Wednesday, November 21, 2007
Sanitized Money Laundering Cases
To show how complex and tangled money laundering schemes can be, the Financial Transactions and Reports Analysis Centre of Canada (FINTRAC) has prepared a link chart of a money laundering case, with details changed or deleted for security and privacy reasons. The Egmont Group has also prepared a Library of Sanitized Cases, including a compilation of 100 sanitized cases on successes and learning moments in the fight against money laundering. (See How FINTRAC Builds a Case and Egmont Group – 100 Cases.)
Friday, November 16, 2007
About financial intelligence units
The Egmont Group is the coordinating body for the international group of financial intelligence units (FIUs). It was formed in 1995 to promote and enhance international cooperation in anti-money laundering and counter-terrorist financing. The Group, with a membership that has grown to more than one hundred FIUs, has recently taken an important step in establishing a new permanent Secretariat located in Toronto, Canada. (View the Egmont Group Financial Intelligence Units of the World.)
Monday, November 5, 2007
FATF - Money Laundering FAQ
How does fighting money laundering help fight crime? In law enforcement investigations into organized criminal activity, it is often the connections made through financial transaction records that allow hidden assets to be located and that establish the identity of the criminals and the criminal organization responsible. When criminal funds are derived from robbery, extortion, embezzlement or fraud, a money laundering investigation is frequently the only way to locate the stolen funds and restore them to the victims. Most importantly, however, targeting the money laundering aspect of criminal activity and depriving the criminal of his ill-gotten gains means hitting him where he is vulnerable. Without a usable profit, the criminal activity will not continue. (Read Money Laundering FAQ)
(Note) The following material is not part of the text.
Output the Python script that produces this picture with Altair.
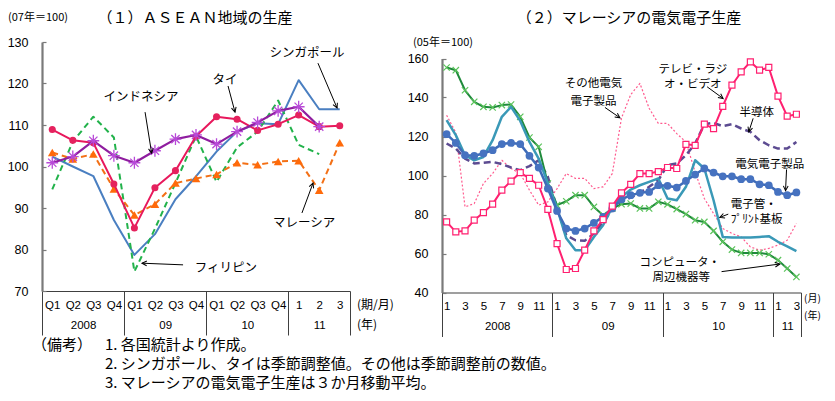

FINTRAC Annual Report 2007
The Honourable Jim Flaherty, Minister of Finance, tabled in Parliament the 2007 Annual Report of the Financial Transactions and Reports Analysis Centre of Canada (FINTRAC). The report highlights that the number of case disclosures FINTRAC issued this year rose by 15 per cent to 193. FINTRAC disclosures contain financial intelligence the Centre suspects would be relevant to investigations of money laundering, terrorist activity financing or other threats to the security of Canada.